The skull behind the woman could be a reference to the art historical tradition of memento mori, which serves as a reminder that death is unavoidable. This tradition focuses on the idea that you can be thriving with life (such as the nude woman is) but tomorrow could bring the possibility of death. In Hope I the theme of life, death, and rebirth relate to the similar themes behind the tradition of memento mori. In art, memento mori is often represented by a skull, which we see present in the background of Hope I.

===Model===
The model for this painting was Herma, one of Gustav Klimt’s favorite models. Klimt described Herma as "having a backside more beautiful and more intelligent than the faces of many other models." Hope I was created unexpectedly; one day Herma was supposed to model for Klimt and did not show up. He became concerned and eventually sent someone to see if she was sick. The response that Klimt received was that Herma was not sick, but pregnant. Klimt demanded she come into work regardless of her being pregnant and upon seeing her he decided to make her the model for Hope I. It is believed that Klimt had sexual relations with nearly all his models. However, it is not known whether or not any of the pregnancies depicted in his paintings, such as Herma's, were his offspring.

==Personal life==
This painting may be closer to Gustav Klimt's personal life than one might realize upon first glance. In 1902, a year before Hope I was painted, Klimt had a son, Otto Zimmermann, who died in infancy. The original sketch for the painting Hope I involved a pregnant female with a male next to her comforting her. The death of Klimt's son may have changed the theme of this painting to a memento mori motif. The man in the original sketch has been replaced by the skull figure in the final painting. There is scant documentation of Klimt's personal life, but much is known about his artistic career. Gustav Klimt was born in Austria in 1862 and at the age of fourteen received a grant to study at the Kunstgewerbeschule (The Vienna School of Art). In 1897 Klimt and his friends left the Cooperative Society of Austrian Artists and developed a new artistic movement called the Secession. He became the leader of this movement in Austria.

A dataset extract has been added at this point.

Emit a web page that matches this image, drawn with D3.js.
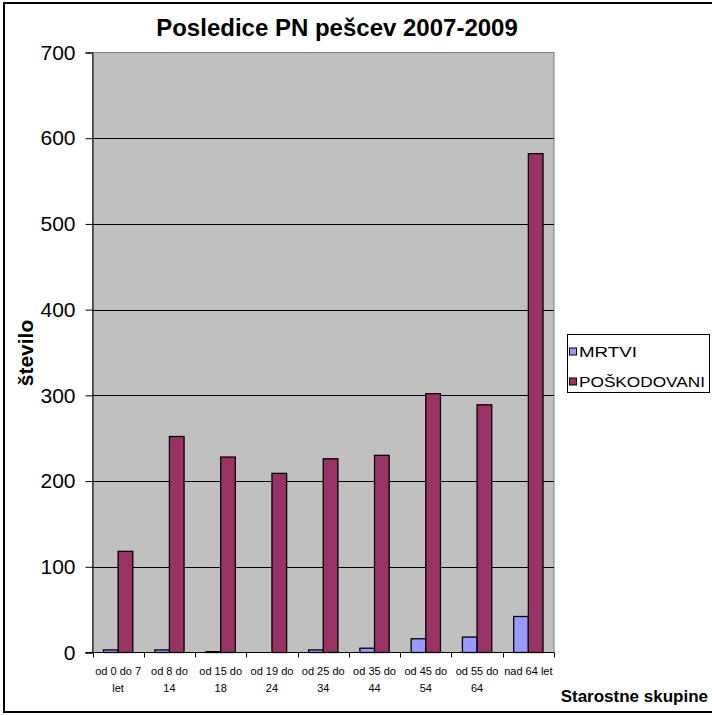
<!DOCTYPE html>
<html><head><meta charset="utf-8">
<script src="https://cdn.jsdelivr.net/npm/d3@7"></script>
<style>
html,body{margin:0;padding:0;background:#fff;}
svg{display:block;font-family:"Liberation Sans",Arial,sans-serif;}
</style></head>
<body>
<svg id="c" width="712" height="715"></svg>
<script>
const categories = [["od 0 do 7","let"],["od 8 do","14"],["od 15 do","18"],["od 19 do","24"],["od 25 do","34"],["od 35 do","44"],["od 45 do","54"],["od 55 do","64"],["nad 64 let"]];
const seriesNames = ["MRTVI","POŠKODOVANI"];
const mrtvi = [3,3,1,0,3,5,16,18,42];
const poskodovani = [118,252,228,209,226,230,302,289,582];
const yTicks = [0,100,200,300,400,500,600,700];
const colors = ["#9999FF","#993366"];
const title = "Posledice PN pešcev 2007-2009";
const yTitle = "število";
const xTitle = "Starostne skupine";

const svg = d3.select("#c");
// outer frame
svg.append("rect").attr("x",4).attr("y",3).attr("width",712).attr("height",709)
  .attr("fill","#fff").attr("stroke","#000").attr("stroke-width",2);

const L=92.5, R=554, T=52.5, B=652.5;
const x = d3.scaleBand().domain(d3.range(categories.length)).range([L,R]).paddingInner(0).paddingOuter(0);
const bw = x.bandwidth()/3.5;
const y = d3.scaleLinear().domain([0,700]).range([B,T]);

// plot background
svg.append("rect").attr("x",L).attr("y",T).attr("width",R-L).attr("height",B-T)
  .attr("fill","#C0C0C0").attr("stroke","#808080").attr("stroke-width",1);

// gridlines
svg.append("g").selectAll("line").data(yTicks.filter(d=>d>0&&d<700)).join("line")
  .attr("x1",L).attr("x2",R).attr("y1",d=>Math.round(y(d))+0.5).attr("y2",d=>Math.round(y(d))+0.5)
  .attr("stroke","#000").attr("stroke-width",1);

// bars
const series = [mrtvi, poskodovani];
series.forEach((vals,si)=>{
  svg.append("g").selectAll("rect").data(vals).join("rect")
    .attr("x",(d,i)=>x(i)+0.75*bw+si*bw)
    .attr("y",d=>y(d))
    .attr("width",bw)
    .attr("height",d=>B-y(d))
    .attr("fill",colors[si]).attr("stroke","#000").attr("stroke-width",1.3);
});

// y axis
const yAxis = d3.axisLeft(y).tickValues(yTicks).tickSize(7).tickPadding(10).tickFormat(d3.format("d"));
const ya = svg.append("g").attr("transform",`translate(${L},0)`).call(yAxis);
ya.select(".domain").attr("stroke","#000");
ya.selectAll("text").attr("font-size",21).attr("fill","#000").attr("font-family","Liberation Sans, Arial, sans-serif");

// x axis
const xb = d3.scaleLinear().domain([0,categories.length]).range([L,R]);
const xa = svg.append("g").attr("transform",`translate(0,${B})`);
xa.append("line").attr("x1",L-7).attr("x2",R).attr("y1",0).attr("y2",0).attr("stroke","#000");
xa.selectAll("line.t").data(d3.range(categories.length+1)).join("line").attr("class","t")
  .attr("x1",d=>Math.round(xb(d))+0.5).attr("x2",d=>Math.round(xb(d))+0.5).attr("y1",0).attr("y2",5).attr("stroke","#000");
const lab = xa.selectAll("text.c").data(categories).join("text").attr("class","c")
  .attr("text-anchor","middle").attr("font-size",11).attr("fill","#000");
lab.each(function(d,i){
  const t=d3.select(this);
  d.forEach((line,j)=>{
    t.append("tspan").attr("x",x(i)+x.bandwidth()/2).attr("y",22+j*17).text(line);
  });
});

// titles
svg.append("text").attr("x",337).attr("y",36).attr("text-anchor","middle")
  .attr("font-size",24).attr("font-weight","bold").text(title);
svg.append("text").attr("transform","translate(33,353) rotate(-90)").attr("text-anchor","middle")
  .attr("font-size",21).attr("font-weight","bold").text(yTitle);
svg.append("text").attr("x",708).attr("y",702).attr("text-anchor","end")
  .attr("font-size",17).attr("font-weight","bold").text(xTitle);

// legend
const lg = svg.append("g");
lg.append("rect").attr("x",567.5).attr("y",334.5).attr("width",142).attr("height",58)
  .attr("fill","#fff").attr("stroke","#000").attr("stroke-width",1);
const legW = [58,126];
seriesNames.forEach((n,i)=>{
  const cy = 351.5 + i*30;
  lg.append("rect").attr("x",569.5).attr("y",cy-3.5).attr("width",7).attr("height",7)
    .attr("fill",colors[i]).attr("stroke","#000");
  lg.append("text").attr("x",579).attr("y",cy+5.5).attr("font-size",15)
    .attr("textLength",legW[i]).attr("lengthAdjust","spacingAndGlyphs").text(n);
});
</script>
</body></html>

Klimt was an artist who broke with tradition in his depiction of nude figures. During this period Austrian artists were painting nude females, but these women often portrayed a great story or allegory and the artists covered their bodies with drapery. Klimt was unafraid to depict an exposed nude female without clothing or drapery covering her. The women he depicts, such as the woman in Hope I, have curly, out-of-control hair and he dares to depict their pubic hair as well. Bodily hair, especially pubic hair, was not seen as a beautiful physical trait in women, thus Klimt showed a new way of perceiving the nude female in art with Hope I.

==Controversies==
This new style of Klimt's artwork that included nude, slender, seductive females created controversy between Klimt and the Austrians. They saw Klimt's paintings as sexual and scandalous and their conservative beliefs seemed to clash with what Klimt was trying to create with his artwork. Usually the women Klimt painted were shown as beautiful, powerful, and not subjective to their male partners. This "new woman" was a shock to the people of Austria but it is also one of the reasons Gustav Klimt became such a well-known, successful artist that made a great impact in the world of art history.

Klimt intended to exhibit Hope I in November 1903 at the Vienna Secession Exhibition. He withdrew the painting on the advice of the Minister for Culture and Education. In 1905, Klimt wrote, "at the Klimt exhibition two years ago the painting could not be shown; superior powers prevented it". Then during his interview with Berta Zuckerkandl, in April 1905, he declared "Since the unfortunate State Commission, everyone in Vienna has got into the habit of blaming Minister von Hartel for all my other works, and in the end the Minister for Education must have imagined that he really carried the full responsibility. People seem to think that I was prevented from showing a certain painting in my retrospective because it might shock people. I withdrew it because l did not want to cause embarrassment to the Secession, but l myself would have defended my work."

The painting was then exhibited in the second exhibition of the Deutscher Künstlerbund in 1905 in Berlin.